By April 20, 2022November 14th, 2022No Comments

If you were among those agents who attended the Scottsdale REALTORS® 2022 Fair Housing Symposium in February, you witnessed some incredible content — included an eye-opening presentation by Long Island Board of REALTORS® (LIBOR) CEO Tessa Hultz.

After five-and-a-half years as CEO at the Raleigh Regional Association, Hultz joined LIBOR in February of 2019. On November 17th of that year, it was reported that some members of her association were the subject of a three-year, undercover investigation by Newsday called Long Island Divided.

Hultz: “I’ve had a front-row seat to some of the events that have really reinvigorated the focus on fair housing in our real estate industry. We actually started hearing things as early as March of 2019, two weeks after I came onboard.”

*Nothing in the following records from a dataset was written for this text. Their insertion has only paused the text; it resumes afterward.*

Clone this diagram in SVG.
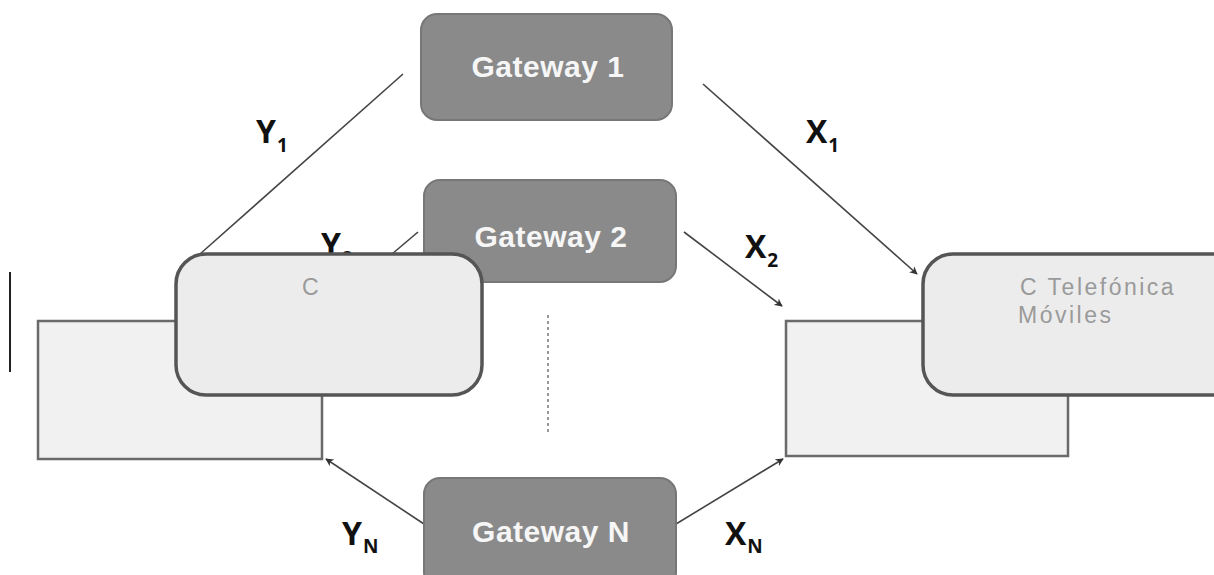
<svg xmlns="http://www.w3.org/2000/svg" width="1214" height="575" viewBox="0 0 1214 575">
<defs>
<marker id="ah" viewBox="0 0 10 10" refX="9" refY="5" markerWidth="8" markerHeight="8" orient="auto-start-reverse" markerUnits="userSpaceOnUse">
<path d="M0,0 L10,5 L0,10 L3,5 Z" fill="#333"/>
</marker>
</defs>
<style>
.gw{fill:#8a8a8a;stroke:#777;stroke-width:2}
.gwt{font-family:"Liberation Sans",Arial,sans-serif;font-weight:bold;font-size:30px;letter-spacing:0.5px;fill:#f6f6f6;text-anchor:middle}
.back{fill:#f1f1f1;stroke:#6a6a6a;stroke-width:2.5}
.front{fill:#ececec;stroke:#555;stroke-width:3.5}
.ct{font-family:"Liberation Sans",Arial,sans-serif;font-size:23px;letter-spacing:2.5px;fill:#9a9a9a}
.lbl{font-family:"Open Sans","Liberation Sans",sans-serif;font-weight:bold;font-size:32px;fill:#111}
.sub{font-size:19px}
.ln{stroke:#444;stroke-width:1.6;fill:none}
</style>
<rect width="1214" height="575" fill="#fff"/>
<line x1="10" y1="272" x2="10" y2="372" stroke="#222" stroke-width="2"/>
<line x1="548" y1="315" x2="548" y2="432" stroke="#777" stroke-width="1.5" stroke-dasharray="3,3"/>
<g id="conn">
<line class="ln" x1="403" y1="74" x2="200" y2="254"/>
<line class="ln" x1="418" y1="232" x2="392" y2="254"/>
<line class="ln" x1="703" y1="84" x2="917" y2="274" marker-end="url(#ah)"/>
<line class="ln" x1="684" y1="232" x2="782" y2="306" marker-end="url(#ah)"/>
<line class="ln" x1="424" y1="524" x2="326" y2="459" marker-end="url(#ah)"/>
<line class="ln" x1="676" y1="524" x2="783" y2="459" marker-end="url(#ah)"/>
<text class="lbl" x="256" y="143">Y<tspan class="sub" dx="1" dy="9">1</tspan></text>
<text class="lbl" x="321" y="256">Y<tspan class="sub" dx="1" dy="9">2</tspan></text>
<text class="lbl" x="806" y="143">X<tspan class="sub" dx="1" dy="9">1</tspan></text>
<text class="lbl" x="745" y="258">X<tspan class="sub" dx="1" dy="9">2</tspan></text>
<text class="lbl" x="342" y="545">Y<tspan class="sub" dx="1" dy="8">N</tspan></text>
<text class="lbl" x="725" y="545">X<tspan class="sub" dx="1" dy="8">N</tspan></text>
</g>
<g id="gateway1">
<rect class="gw" x="421" y="14" width="251" height="106" rx="16"/>
<text class="gwt" x="548" y="77">Gateway 1</text>
</g>
<g id="gateway2">
<rect class="gw" x="424" y="180" width="252" height="102" rx="16"/>
<text class="gwt" x="551" y="247">Gateway 2</text>
</g>
<g id="gatewayN">
<rect class="gw" x="424" y="478" width="252" height="110" rx="16"/>
<text class="gwt" x="551" y="542">Gateway N</text>
</g>
<g id="left-back">
<rect class="back" x="38" y="321" width="284" height="138"/>
</g>
<g id="left-front">
<rect class="front" x="176" y="254" width="306" height="141" rx="30"/>
<text class="ct" x="302" y="295">C</text>
</g>
<g id="right-back">
<rect class="back" x="786" y="321" width="282" height="135"/>
</g>
<g id="right-front">
<rect class="front" x="923" y="254" width="320" height="141" rx="30"/>
<text class="ct" x="1020" y="295">C Telefónica</text>
<text class="ct" x="1018" y="323">Móviles</text>
</g>
</svg>
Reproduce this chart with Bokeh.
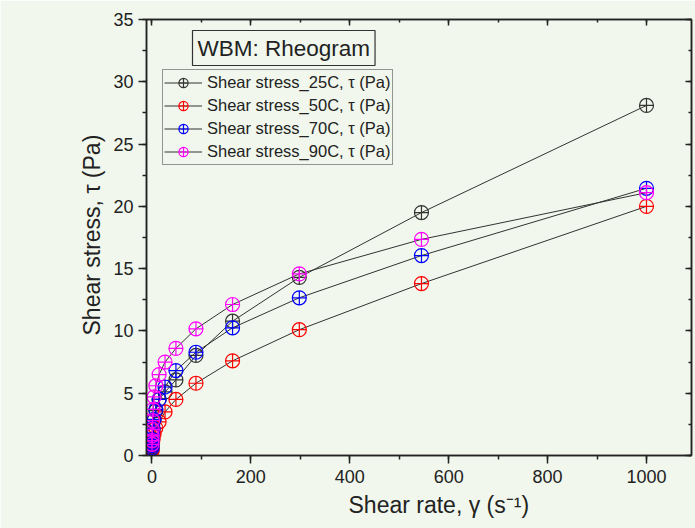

Newsday: Long Island Divided highlighted excerpt

Newsday Investigation Results

  • 19% of Asian testers received disparate treatment*
  • 39% of Hispanic testers received disparate treatment*
  • 49% of Black testers received disparate treatment*
  • *more stringent conditions, fewer listings or steered into different communities than white testers

Hultz: “Receiving some listings, some service doesn’t send up the same red flags that a denial of service does. Unequal treatment with a smile is discrimination that is sometimes hidden from the victim and can only be uncovered by testing.”

Long Island Divided Timeline

  • Fall 2018: Newsday sends reporters to attend LIBOR’s Fair Housing classes while concluding a 3-year investigation of agents
  • June 2019: Newsday invites brokers to see undercover recordings of their agents
  • November 2019: Newsday publishes initial findings; NY State Senate calls public hearing #1, only 1 of 68 invitees appear
  • February 2020: NY State Senate subpoenas 25 real estate agents and their brokers
  • September 2020: NY State Senate Public Hearing #2; recurring themes arise:
    1. Number of agents supervised by a broker;
    2. Office managers not having supervisory obligations or consequences;
    3. Education requirements and instruction did not go far enough;
    4. Complete lack of accountability (“No one was fired.” clip here)
    5. Unequal service can and does go unrecognized by the very people being discriminated against.

Hultz: “Those recurring themes that permeated the hearings drove a pretty big series of new fair housing bills for New York:

  • Legislators added supervisory regulations to office managers that were equivalent to a Designated REALTOR® (DR). This does not relieve the DR of any liability but does allow the broker and the office manager to be charged with failure to supervise.
  • New York licensees will be required to taking implicit bias and cultural competency classes as part of their continuing education requirements, in addition to expanded fair housing training for all of the new licensees.
  • Renewal fees and fines were increased with the surcharge going toward more fair housing testing. Last year, the New York attorney general announced a two-year program with four-and-a-half million dollars available in grant money for local and state fair housing testing organizations.

“Going forward, brokers and agents need to be very cautious about any ‘unnecessary information’ that can lead to fair housing issues. If the information isn’t about the property on offer or the terms of an offer, think long and hard about why you would want to be responsible for introducing it into your real estate transaction.”